Exercise task: Return exactly, please, the lines that run from the line with "Write a LaTeX" to the line with "(0,0) rectangle (1247,428);", ends included, and omit all pictures.
[START]
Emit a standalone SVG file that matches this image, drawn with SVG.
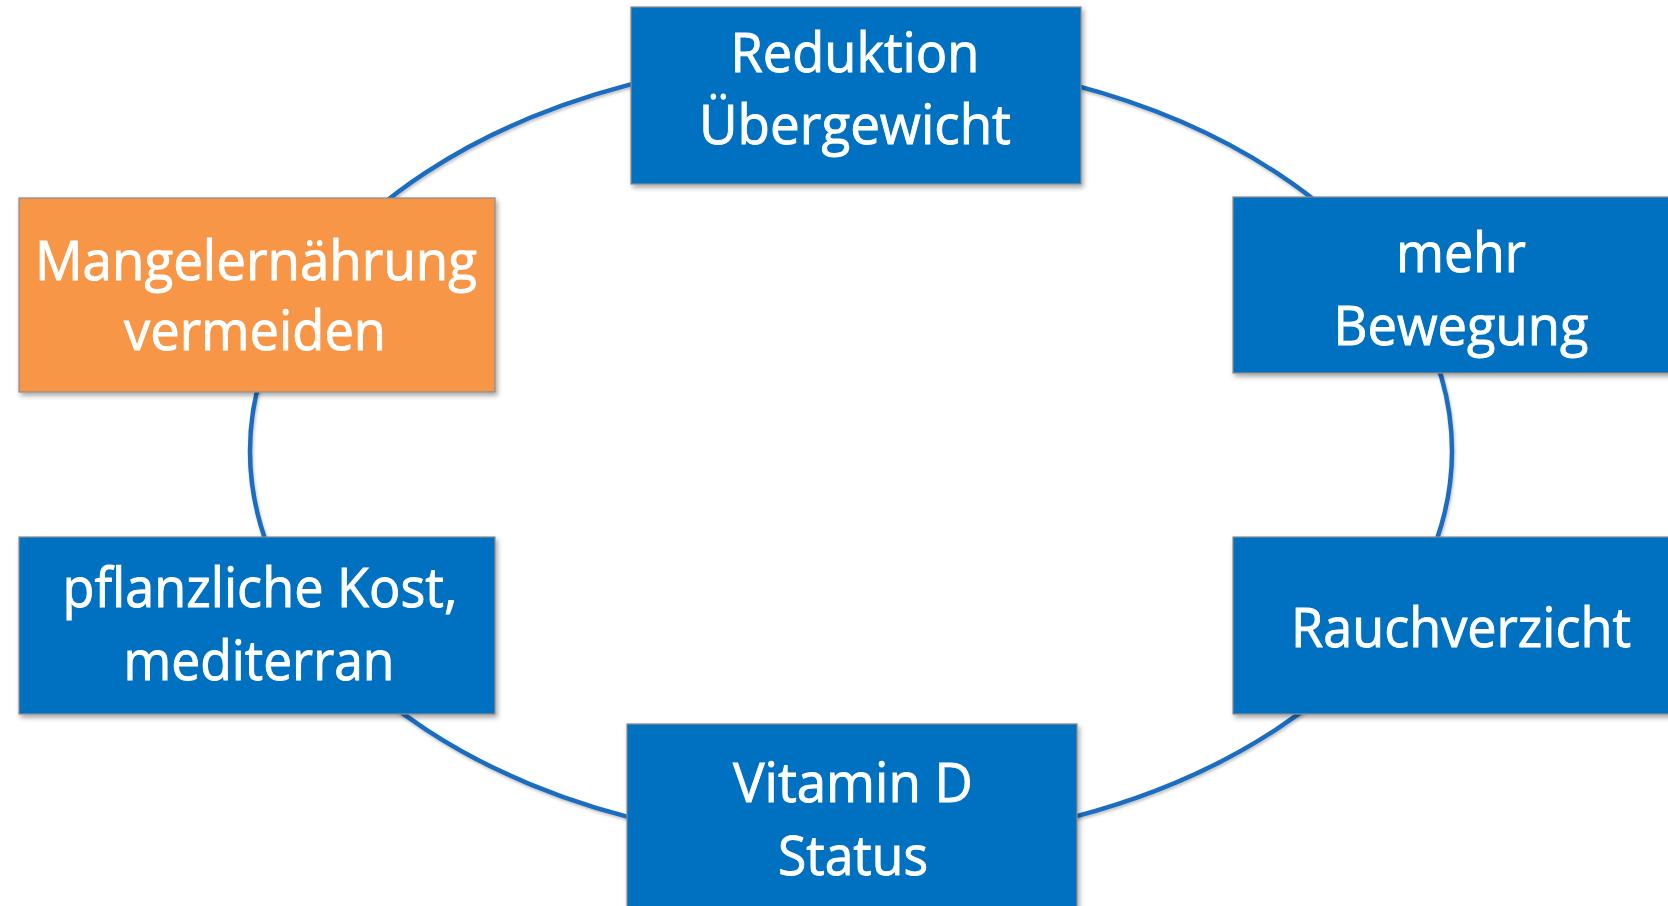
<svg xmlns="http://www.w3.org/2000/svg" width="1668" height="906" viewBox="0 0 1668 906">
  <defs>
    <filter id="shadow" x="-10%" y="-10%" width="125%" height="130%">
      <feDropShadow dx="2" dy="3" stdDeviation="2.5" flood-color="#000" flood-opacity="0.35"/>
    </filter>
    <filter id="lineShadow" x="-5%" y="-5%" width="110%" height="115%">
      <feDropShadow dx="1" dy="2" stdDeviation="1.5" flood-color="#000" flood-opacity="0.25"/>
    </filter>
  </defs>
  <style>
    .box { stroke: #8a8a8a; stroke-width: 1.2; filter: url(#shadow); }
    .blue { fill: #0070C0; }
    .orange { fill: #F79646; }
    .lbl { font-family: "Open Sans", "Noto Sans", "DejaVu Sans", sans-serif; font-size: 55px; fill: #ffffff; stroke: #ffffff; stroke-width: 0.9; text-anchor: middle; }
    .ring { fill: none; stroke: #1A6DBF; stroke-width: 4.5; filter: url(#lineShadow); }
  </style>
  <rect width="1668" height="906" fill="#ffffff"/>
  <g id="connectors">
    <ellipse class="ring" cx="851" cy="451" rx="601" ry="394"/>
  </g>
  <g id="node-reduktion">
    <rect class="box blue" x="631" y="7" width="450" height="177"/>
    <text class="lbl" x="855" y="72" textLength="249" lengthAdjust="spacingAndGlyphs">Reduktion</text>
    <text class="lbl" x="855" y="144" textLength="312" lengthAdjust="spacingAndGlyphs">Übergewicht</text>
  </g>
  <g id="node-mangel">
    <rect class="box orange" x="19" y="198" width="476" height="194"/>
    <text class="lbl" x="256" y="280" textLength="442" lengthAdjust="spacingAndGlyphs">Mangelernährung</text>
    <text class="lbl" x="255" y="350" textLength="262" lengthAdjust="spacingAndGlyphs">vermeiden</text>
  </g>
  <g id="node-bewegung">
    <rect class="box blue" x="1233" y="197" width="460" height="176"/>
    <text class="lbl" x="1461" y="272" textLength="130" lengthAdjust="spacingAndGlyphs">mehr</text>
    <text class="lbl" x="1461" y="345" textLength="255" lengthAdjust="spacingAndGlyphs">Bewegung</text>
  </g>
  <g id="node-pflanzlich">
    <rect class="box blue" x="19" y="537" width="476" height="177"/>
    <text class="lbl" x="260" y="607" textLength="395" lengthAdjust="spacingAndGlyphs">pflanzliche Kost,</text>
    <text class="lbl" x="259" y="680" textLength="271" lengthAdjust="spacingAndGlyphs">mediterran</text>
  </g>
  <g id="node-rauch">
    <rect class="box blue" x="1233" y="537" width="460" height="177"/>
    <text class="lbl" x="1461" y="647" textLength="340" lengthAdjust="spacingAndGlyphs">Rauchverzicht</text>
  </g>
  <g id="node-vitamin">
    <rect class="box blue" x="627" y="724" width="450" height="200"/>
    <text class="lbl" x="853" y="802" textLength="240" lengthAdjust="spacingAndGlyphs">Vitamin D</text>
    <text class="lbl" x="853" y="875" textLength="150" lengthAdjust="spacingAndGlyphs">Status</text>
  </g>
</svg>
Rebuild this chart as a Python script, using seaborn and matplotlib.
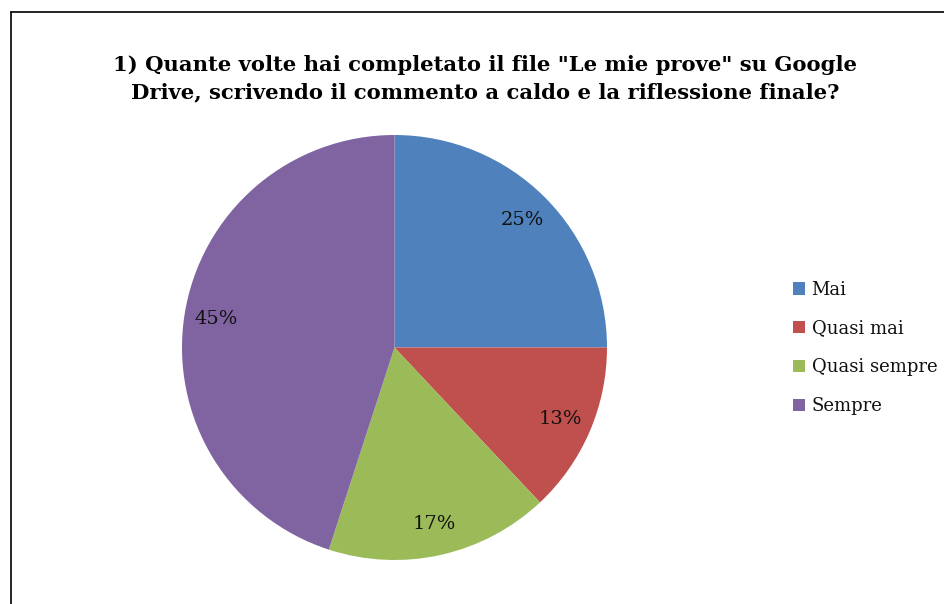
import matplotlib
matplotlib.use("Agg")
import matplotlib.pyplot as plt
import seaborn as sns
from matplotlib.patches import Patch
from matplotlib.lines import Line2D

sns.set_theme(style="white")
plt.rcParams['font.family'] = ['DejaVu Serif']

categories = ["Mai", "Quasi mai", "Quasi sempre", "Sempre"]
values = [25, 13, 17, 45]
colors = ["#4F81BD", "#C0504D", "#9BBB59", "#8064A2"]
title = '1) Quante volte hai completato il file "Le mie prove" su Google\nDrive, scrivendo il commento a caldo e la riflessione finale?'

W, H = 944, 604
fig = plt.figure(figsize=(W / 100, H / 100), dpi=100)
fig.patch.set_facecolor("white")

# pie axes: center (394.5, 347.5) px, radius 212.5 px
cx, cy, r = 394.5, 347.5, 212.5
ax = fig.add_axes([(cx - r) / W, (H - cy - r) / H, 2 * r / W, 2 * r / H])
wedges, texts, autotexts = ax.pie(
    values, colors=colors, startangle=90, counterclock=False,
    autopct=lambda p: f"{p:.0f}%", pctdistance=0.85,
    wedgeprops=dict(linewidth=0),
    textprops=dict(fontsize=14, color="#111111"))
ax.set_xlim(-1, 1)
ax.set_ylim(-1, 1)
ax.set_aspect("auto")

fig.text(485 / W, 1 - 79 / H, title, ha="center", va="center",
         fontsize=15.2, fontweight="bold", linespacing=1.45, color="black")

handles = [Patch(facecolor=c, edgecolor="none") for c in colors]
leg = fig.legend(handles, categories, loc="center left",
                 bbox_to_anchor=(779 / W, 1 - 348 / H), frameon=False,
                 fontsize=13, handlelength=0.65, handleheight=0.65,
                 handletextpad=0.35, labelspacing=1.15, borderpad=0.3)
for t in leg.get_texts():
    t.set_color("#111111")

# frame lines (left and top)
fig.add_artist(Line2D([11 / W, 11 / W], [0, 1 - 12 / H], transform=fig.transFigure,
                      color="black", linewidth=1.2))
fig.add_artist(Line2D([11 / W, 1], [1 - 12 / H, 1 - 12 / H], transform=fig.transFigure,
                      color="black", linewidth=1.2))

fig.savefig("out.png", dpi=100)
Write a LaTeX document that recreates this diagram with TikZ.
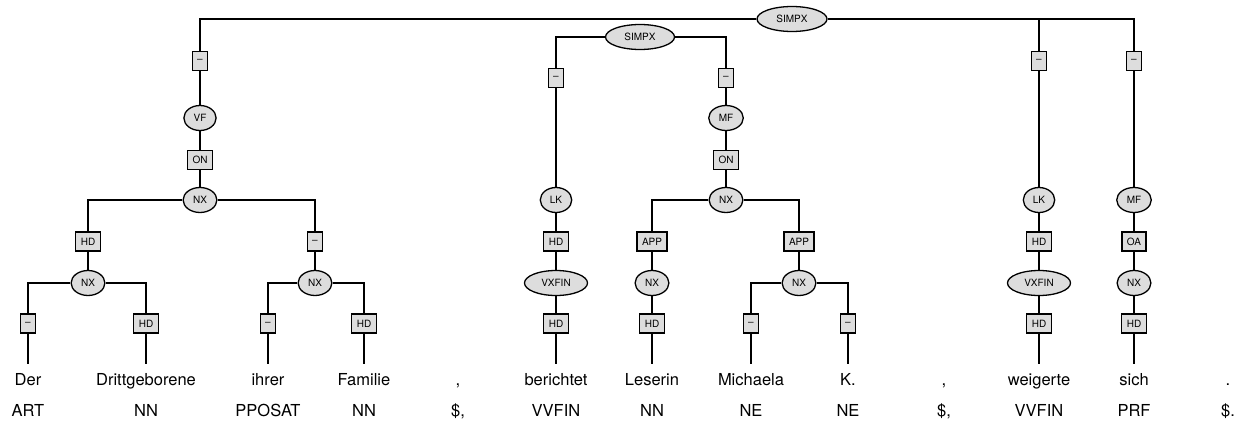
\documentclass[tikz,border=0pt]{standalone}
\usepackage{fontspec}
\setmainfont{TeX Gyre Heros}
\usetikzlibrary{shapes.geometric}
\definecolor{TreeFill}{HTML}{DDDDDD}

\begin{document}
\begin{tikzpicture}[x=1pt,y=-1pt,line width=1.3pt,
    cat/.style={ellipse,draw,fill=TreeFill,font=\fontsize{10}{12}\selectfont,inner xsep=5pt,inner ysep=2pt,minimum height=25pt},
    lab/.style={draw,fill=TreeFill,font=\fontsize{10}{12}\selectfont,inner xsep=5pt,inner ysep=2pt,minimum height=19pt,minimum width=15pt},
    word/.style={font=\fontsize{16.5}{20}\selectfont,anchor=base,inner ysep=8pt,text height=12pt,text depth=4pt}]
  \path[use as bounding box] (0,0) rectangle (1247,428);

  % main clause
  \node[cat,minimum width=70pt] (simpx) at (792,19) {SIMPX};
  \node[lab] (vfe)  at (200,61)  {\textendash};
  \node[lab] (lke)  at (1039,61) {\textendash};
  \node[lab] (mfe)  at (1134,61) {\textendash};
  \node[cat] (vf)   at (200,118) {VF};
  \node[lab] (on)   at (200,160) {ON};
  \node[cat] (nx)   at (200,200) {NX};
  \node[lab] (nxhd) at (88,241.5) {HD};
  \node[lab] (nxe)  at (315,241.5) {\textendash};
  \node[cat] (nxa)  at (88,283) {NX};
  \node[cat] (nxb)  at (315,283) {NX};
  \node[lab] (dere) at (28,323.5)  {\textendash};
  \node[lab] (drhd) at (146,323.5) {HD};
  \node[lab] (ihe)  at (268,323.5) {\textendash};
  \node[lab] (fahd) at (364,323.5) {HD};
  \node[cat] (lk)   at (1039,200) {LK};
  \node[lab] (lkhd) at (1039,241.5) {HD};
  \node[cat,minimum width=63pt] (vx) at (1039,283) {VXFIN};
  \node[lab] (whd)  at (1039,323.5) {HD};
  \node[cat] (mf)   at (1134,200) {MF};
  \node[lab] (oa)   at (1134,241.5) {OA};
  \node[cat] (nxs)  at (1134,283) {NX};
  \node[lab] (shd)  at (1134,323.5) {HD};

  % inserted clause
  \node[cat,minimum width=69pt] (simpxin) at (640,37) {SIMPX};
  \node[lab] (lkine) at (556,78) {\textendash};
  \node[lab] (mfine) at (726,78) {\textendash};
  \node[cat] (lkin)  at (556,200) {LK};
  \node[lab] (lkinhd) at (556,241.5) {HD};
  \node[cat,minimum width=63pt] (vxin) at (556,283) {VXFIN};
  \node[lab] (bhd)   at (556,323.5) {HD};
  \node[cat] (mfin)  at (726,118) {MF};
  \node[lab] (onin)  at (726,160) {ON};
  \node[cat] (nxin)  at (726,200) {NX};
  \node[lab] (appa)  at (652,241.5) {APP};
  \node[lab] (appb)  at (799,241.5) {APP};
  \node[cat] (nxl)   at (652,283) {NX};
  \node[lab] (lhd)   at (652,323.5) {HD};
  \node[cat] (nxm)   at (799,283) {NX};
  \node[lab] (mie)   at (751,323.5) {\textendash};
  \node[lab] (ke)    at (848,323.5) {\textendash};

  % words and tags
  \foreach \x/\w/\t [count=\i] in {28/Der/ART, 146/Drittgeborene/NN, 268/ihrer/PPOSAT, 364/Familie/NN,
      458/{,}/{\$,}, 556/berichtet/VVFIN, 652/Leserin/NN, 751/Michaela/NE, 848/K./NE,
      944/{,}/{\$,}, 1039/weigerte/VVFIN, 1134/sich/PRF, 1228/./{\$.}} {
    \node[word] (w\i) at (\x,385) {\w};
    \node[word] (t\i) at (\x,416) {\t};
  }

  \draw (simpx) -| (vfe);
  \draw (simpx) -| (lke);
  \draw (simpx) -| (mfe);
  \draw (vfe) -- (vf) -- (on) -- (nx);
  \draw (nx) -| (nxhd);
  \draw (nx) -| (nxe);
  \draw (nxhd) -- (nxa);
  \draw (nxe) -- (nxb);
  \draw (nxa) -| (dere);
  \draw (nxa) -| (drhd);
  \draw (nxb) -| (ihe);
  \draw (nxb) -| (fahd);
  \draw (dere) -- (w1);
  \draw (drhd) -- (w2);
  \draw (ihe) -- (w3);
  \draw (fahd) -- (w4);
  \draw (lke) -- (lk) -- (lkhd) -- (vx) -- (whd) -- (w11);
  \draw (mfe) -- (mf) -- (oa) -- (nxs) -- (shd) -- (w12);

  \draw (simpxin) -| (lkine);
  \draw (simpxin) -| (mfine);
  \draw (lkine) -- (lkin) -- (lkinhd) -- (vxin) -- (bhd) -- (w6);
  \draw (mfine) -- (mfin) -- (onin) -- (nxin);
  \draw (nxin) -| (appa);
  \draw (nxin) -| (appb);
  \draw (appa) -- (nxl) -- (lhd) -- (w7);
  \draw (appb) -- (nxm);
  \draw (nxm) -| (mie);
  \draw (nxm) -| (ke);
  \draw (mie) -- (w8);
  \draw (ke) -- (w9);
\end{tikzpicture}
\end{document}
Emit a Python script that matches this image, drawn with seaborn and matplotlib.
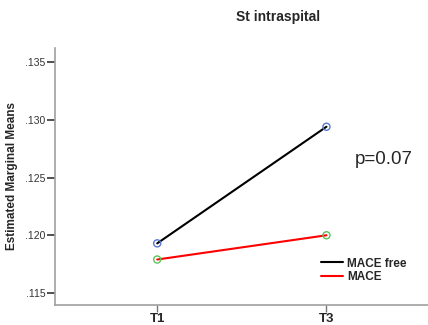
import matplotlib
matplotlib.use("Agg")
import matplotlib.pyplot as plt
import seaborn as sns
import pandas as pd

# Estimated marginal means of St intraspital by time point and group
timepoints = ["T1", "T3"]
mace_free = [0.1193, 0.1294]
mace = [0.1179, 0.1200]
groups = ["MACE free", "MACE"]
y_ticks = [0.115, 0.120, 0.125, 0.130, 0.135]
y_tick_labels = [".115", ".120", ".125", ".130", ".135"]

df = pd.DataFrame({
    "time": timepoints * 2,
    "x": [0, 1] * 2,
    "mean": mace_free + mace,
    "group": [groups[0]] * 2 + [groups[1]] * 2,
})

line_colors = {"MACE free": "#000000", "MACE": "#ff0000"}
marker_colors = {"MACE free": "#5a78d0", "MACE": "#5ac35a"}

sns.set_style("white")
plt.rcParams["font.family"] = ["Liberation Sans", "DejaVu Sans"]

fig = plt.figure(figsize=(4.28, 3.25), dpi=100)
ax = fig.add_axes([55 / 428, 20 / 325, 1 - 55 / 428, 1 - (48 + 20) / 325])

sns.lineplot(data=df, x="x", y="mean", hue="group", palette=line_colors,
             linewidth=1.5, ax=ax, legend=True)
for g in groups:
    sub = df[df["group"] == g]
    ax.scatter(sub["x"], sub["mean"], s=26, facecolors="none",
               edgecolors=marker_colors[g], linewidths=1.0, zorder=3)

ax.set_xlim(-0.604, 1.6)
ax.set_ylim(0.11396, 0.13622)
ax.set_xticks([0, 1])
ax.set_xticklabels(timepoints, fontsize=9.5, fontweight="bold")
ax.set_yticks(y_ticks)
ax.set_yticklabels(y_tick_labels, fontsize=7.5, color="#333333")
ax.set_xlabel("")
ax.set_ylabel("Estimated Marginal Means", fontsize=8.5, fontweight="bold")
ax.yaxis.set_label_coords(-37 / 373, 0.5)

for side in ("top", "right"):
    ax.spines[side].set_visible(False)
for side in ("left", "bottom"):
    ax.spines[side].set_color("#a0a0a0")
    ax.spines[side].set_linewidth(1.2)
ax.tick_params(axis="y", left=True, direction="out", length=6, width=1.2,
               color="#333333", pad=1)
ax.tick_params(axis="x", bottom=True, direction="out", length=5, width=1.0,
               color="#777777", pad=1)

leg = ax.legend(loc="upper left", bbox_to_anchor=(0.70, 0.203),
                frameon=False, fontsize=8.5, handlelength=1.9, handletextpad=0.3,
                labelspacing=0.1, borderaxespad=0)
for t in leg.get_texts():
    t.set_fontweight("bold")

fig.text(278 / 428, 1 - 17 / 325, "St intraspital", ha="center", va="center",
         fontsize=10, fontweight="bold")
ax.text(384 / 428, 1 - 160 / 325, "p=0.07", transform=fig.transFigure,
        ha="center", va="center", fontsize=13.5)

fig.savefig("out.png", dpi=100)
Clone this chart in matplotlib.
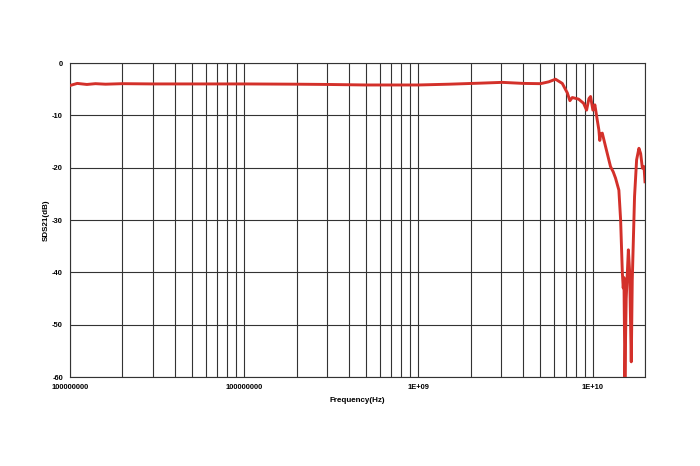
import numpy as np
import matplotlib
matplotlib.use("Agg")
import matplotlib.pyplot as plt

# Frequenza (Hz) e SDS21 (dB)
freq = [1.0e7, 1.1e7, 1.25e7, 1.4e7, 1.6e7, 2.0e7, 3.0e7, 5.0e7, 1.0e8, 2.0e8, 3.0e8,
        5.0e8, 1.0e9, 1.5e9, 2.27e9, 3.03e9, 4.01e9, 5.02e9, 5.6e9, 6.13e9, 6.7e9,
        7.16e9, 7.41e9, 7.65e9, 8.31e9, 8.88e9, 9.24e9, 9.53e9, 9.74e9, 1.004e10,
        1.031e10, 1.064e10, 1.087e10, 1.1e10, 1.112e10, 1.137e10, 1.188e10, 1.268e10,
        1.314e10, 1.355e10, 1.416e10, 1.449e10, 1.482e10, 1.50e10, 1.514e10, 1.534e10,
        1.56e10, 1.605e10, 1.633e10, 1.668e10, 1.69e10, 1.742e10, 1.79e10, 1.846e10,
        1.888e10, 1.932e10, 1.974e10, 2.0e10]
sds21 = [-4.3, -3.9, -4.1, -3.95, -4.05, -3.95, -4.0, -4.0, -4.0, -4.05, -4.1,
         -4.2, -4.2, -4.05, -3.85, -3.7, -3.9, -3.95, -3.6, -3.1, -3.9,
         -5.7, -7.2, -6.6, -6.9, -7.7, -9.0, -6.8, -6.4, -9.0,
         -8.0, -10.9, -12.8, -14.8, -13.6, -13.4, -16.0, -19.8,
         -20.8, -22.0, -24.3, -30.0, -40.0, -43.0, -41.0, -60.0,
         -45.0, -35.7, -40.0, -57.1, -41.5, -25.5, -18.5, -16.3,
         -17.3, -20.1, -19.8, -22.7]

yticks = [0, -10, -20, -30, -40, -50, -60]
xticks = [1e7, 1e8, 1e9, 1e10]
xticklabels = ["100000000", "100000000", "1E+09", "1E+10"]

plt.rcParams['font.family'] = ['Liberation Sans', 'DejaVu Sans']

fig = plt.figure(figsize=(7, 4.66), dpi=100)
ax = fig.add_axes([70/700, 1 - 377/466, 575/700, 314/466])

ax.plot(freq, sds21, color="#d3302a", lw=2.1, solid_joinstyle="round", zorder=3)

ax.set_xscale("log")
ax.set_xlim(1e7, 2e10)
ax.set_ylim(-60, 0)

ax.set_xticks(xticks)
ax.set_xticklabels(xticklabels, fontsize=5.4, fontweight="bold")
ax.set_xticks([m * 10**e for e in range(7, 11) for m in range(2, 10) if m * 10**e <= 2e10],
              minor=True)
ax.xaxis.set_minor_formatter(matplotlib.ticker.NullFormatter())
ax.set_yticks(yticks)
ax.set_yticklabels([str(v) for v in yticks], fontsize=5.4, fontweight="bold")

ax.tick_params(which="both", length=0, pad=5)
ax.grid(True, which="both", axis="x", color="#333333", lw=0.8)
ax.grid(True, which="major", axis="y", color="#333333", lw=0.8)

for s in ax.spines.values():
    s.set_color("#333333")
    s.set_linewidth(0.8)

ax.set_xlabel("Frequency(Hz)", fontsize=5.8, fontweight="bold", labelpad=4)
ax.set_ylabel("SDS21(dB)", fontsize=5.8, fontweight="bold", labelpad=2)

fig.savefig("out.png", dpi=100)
[END]
Written reply:
Write a LaTeX document that recreates this diagram with TikZ.
\documentclass[tikz,border=0pt]{standalone}
\usepackage{fontspec}
\setmainfont{TeX Gyre Heros}
\usetikzlibrary{shapes.geometric}
\definecolor{TreeFill}{HTML}{DDDDDD}

\begin{document}
\begin{tikzpicture}[x=1pt,y=-1pt,line width=1.3pt,
    cat/.style={ellipse,draw,fill=TreeFill,font=\fontsize{10}{12}\selectfont,inner xsep=5pt,inner ysep=2pt,minimum height=25pt},
    lab/.style={draw,fill=TreeFill,font=\fontsize{10}{12}\selectfont,inner xsep=5pt,inner ysep=2pt,minimum height=19pt,minimum width=15pt},
    word/.style={font=\fontsize{16.5}{20}\selectfont,anchor=base,inner ysep=8pt,text height=12pt,text depth=4pt}]
  \path[use as bounding box] (0,0) rectangle (1247,428);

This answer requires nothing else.